06 June 2017, Singapore — Oil prices fell for a third day on Tuesday, hit by concerns that a political rift between Qatar and several Arab states would undermine an OPEC-led push to tighten the market.
Persistent gains in U.S. production also dragged on benchmark crude prices, traders said.
Brent crude LCOc1 was trading at $49.10 per barrel at 0244 GMT, down 37 cents, or 0.8 percent from their last close. That is down almost 9 percent from the open on futures trading on May 25, when an OPEC-led policy to cut oil output was extended into the first quarter of 2018.
U.S. West Texas Intermediate (WTI) crude CLc1 had dropped 36 cents, or 0.8 percent, to $47.04 per barrel.

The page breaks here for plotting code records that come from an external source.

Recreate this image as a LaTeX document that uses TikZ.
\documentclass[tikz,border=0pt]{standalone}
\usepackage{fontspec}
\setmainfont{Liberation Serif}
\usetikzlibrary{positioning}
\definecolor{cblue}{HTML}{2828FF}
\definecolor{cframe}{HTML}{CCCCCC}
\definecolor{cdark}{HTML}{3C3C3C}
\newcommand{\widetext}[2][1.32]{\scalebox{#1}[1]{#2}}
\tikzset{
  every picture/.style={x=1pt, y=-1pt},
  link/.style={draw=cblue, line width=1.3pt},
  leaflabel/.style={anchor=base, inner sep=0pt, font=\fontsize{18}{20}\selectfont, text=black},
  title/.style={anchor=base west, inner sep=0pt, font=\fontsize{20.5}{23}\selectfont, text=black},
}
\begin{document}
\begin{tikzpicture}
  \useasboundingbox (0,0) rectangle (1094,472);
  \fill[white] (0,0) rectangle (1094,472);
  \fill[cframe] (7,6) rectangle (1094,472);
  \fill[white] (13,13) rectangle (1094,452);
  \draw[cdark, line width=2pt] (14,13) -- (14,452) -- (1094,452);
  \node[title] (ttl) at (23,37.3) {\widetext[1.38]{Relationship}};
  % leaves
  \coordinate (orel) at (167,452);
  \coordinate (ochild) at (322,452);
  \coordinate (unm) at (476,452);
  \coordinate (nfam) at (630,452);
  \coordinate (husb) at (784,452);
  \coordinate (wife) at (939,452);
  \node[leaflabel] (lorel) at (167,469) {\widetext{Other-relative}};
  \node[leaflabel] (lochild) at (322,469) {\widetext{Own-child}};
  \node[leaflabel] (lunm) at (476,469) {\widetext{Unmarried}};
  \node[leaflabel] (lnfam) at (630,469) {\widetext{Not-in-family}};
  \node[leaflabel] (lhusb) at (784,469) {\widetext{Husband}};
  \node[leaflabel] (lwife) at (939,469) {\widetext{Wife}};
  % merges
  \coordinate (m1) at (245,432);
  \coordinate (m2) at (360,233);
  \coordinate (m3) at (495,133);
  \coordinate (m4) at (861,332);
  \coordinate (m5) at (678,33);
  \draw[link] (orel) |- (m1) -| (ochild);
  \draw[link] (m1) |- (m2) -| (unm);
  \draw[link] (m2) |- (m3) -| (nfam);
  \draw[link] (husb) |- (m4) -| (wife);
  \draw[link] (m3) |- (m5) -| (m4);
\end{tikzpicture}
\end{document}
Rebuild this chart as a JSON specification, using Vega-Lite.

That is down about 8 percent from the May 25 open.
Leading Arab powers including Saudi Arabia, Egypt, and the United Arab Emirates cut ties with Qatar on Monday, accusing it of support for Islamist militants and Iran.
Steps taken include preventing ships coming from or going to the small peninsular nation to dock at Fujairah, in the UAE, used by Qatari oil and liquefied natural gas (LNG) tankers to take on new shipping fuel.
Analysts said that the current dispute goes much deeper than a similar rift in 2014.
“The measures by the anti-Qatar alliance signal commitment to forcing a complete change in Qatari policy or creating an environment for leadership change in Doha… Saudi Arabia and its allies will not accept any solution short of (Qatari) capitulation,” political risk consultancy Eurasia Group said in a note.
With oil production of about 620,000 barrels per day, b/d, Qatar’s crude output ranks as one of the smallest among the Organization of the Petroleum Exporting Countries (OPEC), but tension within the cartel could weaken an agreement to hold back production in order to prop up prices.
Greg McKenna, chief market strategist at futures brokerage AxiTrader, said that the boycott of Qatar meant there was “a real chance” that OPEC solidarity surrounding its production cuts may fracture.
Although Qatar is a small oil producer, other OPEC states could see such an action as a reason to stop restraining their own output, traders said.
Worries over the outlook for OPEC’s drive to rein in production come amid bulging supplies from elsewhere, especially the United States.
U.S. crude production has jumped over 10 percent since mid-2016 to 9.34 million b/d C-OUT-T-EIA, levels close to top producers Russia and Saudi Arabia.
“The relentless increase in U.S. oil production appears to have the market worried that the OPEC cuts will be completely nullified by the increased U.S. production,” William O’Loughlin, an analyst at Australia’s Rivkin Securities, wrote in a note to clients on Tuesday.